I agree this thread was not very informative but I tried to do some Google searches but it is common among all ABS systems on most all cars. It is just a system check to make sure all works well. Kind a like roll call and if something does not respond correctly, it lets you know: need I say more. With electronics and stuff sometimes that is just how it works.


----------



## iKermit (Dec 13, 2010)

I don't know but by all means...grind away and make sure I can brake


----------



## Robby (Mar 1, 2013)

You are hearing the ABS unit cycle its pump. If you look at the unit you will notice a small electric motor bolted to it.
That is the pump motor.
The unit operates on the order of approximatly 3000 psi........you are hearing it 'pressure up' to verify it is operating as designed.
If it cannot hit its target pressure within a predetermined time window (that one second or so thump you hear) a ABS fail light will set and the system reverts to non-ABS function......the brakes will apply normally but the system is incapable of automatically pumping the brakes (through pressure cycling).

As far as the target test speed......no particular reason I've ever read about.

Rob


----------



## jblackburn (Apr 14, 2012)

It pulses the solenoids in the ABS pump which activates each brake. 

All cars do it. Some just not as loud.
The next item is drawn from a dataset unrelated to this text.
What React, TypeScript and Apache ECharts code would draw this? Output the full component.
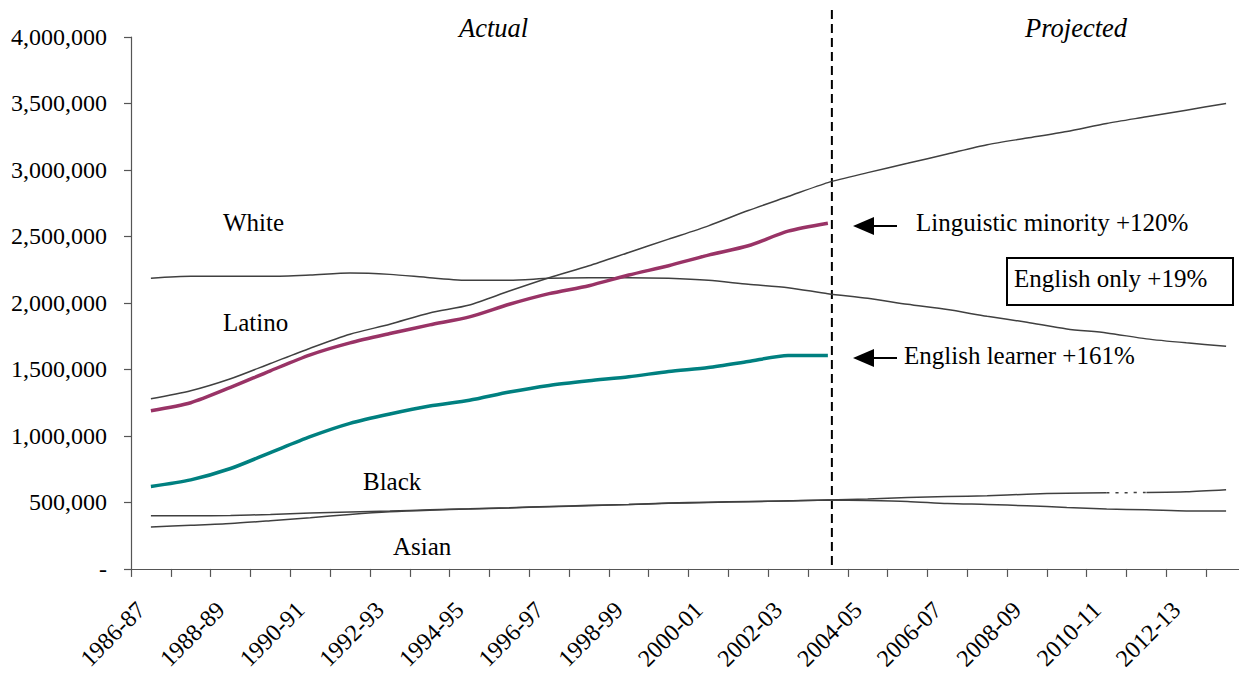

Actually, after I have heard the Cruze do it for so long, I went back and heard my Volvo do it as well.


----------



## SavetheManuals! (Aug 14, 2014)

Ah that makes sense, I was curious as well, especially since the noise/test still occurs even when the car is off and rolling (albeit with the power on just engine off, not rolling with everything completely off) and even if the engine hadn't been started all day. Thanks for the info guys.


----------



## neirfin (Oct 18, 2012)

I've owned a few cars with abs and never heard it before. Maybe it was happening but just not loud like in the cruze... If I was designing the car I would've made it 10 mph, just to keep things even lol... 12 mph is a weird target.


----------



## iKermit (Dec 13, 2010)

neirfin said:


> I've owned a few cars with abs and never heard it before. Maybe it was happening but just not loud like in the cruze... If I was designing the car I would've made it 10 mph, just to keep things even lol... 12 mph is a weird target.


They may have factored in some numbers such as weight of the car to come up with that number. Doubt they just did it to be different lol. If they did though that is some good trolling.


----------



## jblackburn (Apr 14, 2012)

neirfin said:


> I've owned a few cars with abs and never heard it before. Maybe it was happening but just not loud like in the cruze... If I was designing the car I would've made it 10 mph, just to keep things even lol... 12 mph is a weird target.


Very, very quiet on the other cars I've had. Honda/Acuras used to be pretty loud though.


----------



## obermd (Mar 3, 2012)

neirfin said:


> I've owned a few cars with abs and never heard it before. Maybe it was happening but just not loud like in the cruze... If I was designing the car I would've made it 10 mph, just to keep things even lol... 12 mph is a weird target.


It's actually at 20 KPH (12.4 MPH).


----------



## Robby (Mar 1, 2013)

This one is IMO fairly quiet.

I think one could hear my 07 Commander self test from across the street, heh heh.

Possibly THE #1 question on that forum posted by a new owner.......I figured the folks at Jeep gotta go nuts trying to explain the self test.

Rob


----------



## neirfin (Oct 18, 2012)

When I heard it the first time during my test drive I thought it was busted... The salesperson told me it was normal but he didn't know what it was making the noise. Like I say it's the only car I have ever heard or felt it in, never heard it in the cobalt, camaro, mustang, or Tacoma, all had abs.


----------